After retiring from cricket, Wasim penned his autobiography, Brim Full of Passion. Published in 2005 the book was awarded Wisden Book of the Year in 2006.
'Brim Full of Passion follows this son of Kashmiri immigrants from the streets of Small Heath to leafy Edgbaston, where he breaks in through the fence to watch England play Pakistan. A year later he’s there legitimately, batting for the under-13s.
The dream is simple: Warwickshire, England, the world. After four gruelling years as an apprentice pro he makes the all-conquering Bears team of 1995, and is on the brink of the England `A` squad. But a loss of form, a dodgy selection policy, and one of the first British-born Asians to make the county grade loses his confidence. A move to Sussex is a disaster: he falls out with captain Chris Adams, can’t get a game, and winds up playing for Derbyshire for nothing. At thirty it’s all over and he’s embarking on a new career as a coach. Anything to stay in the game he loves.
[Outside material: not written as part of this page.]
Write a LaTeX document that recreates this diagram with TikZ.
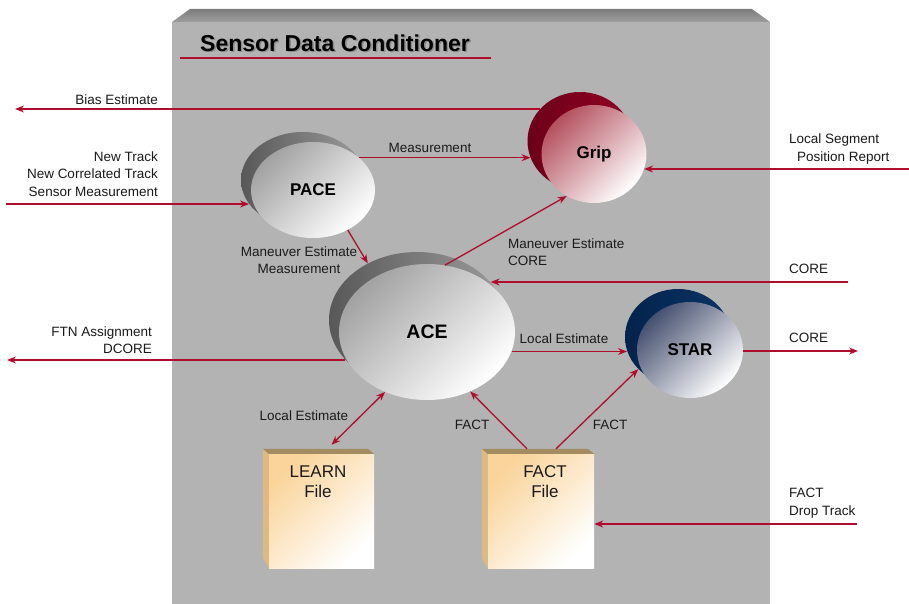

Brim Full of Passion takes the reader into dressing-rooms from Edgbaston to Sydney; to the Kashmiri village where Wasim goes to bury his father; onto the field with International players, deep into the heart of the pro game where players share the joy of success but feed off each other’s failures. It charts Wasim’s extraordinary journey from ghetto to county circuit, from one-man coaching outfit with an office in his bedroom to one of the most important men in cricket, as the Chief Executive of the Cricket Foundation’s £50 million Chance to Shine campaign, the single biggest grass roots sports development programme ever seen in the UK'.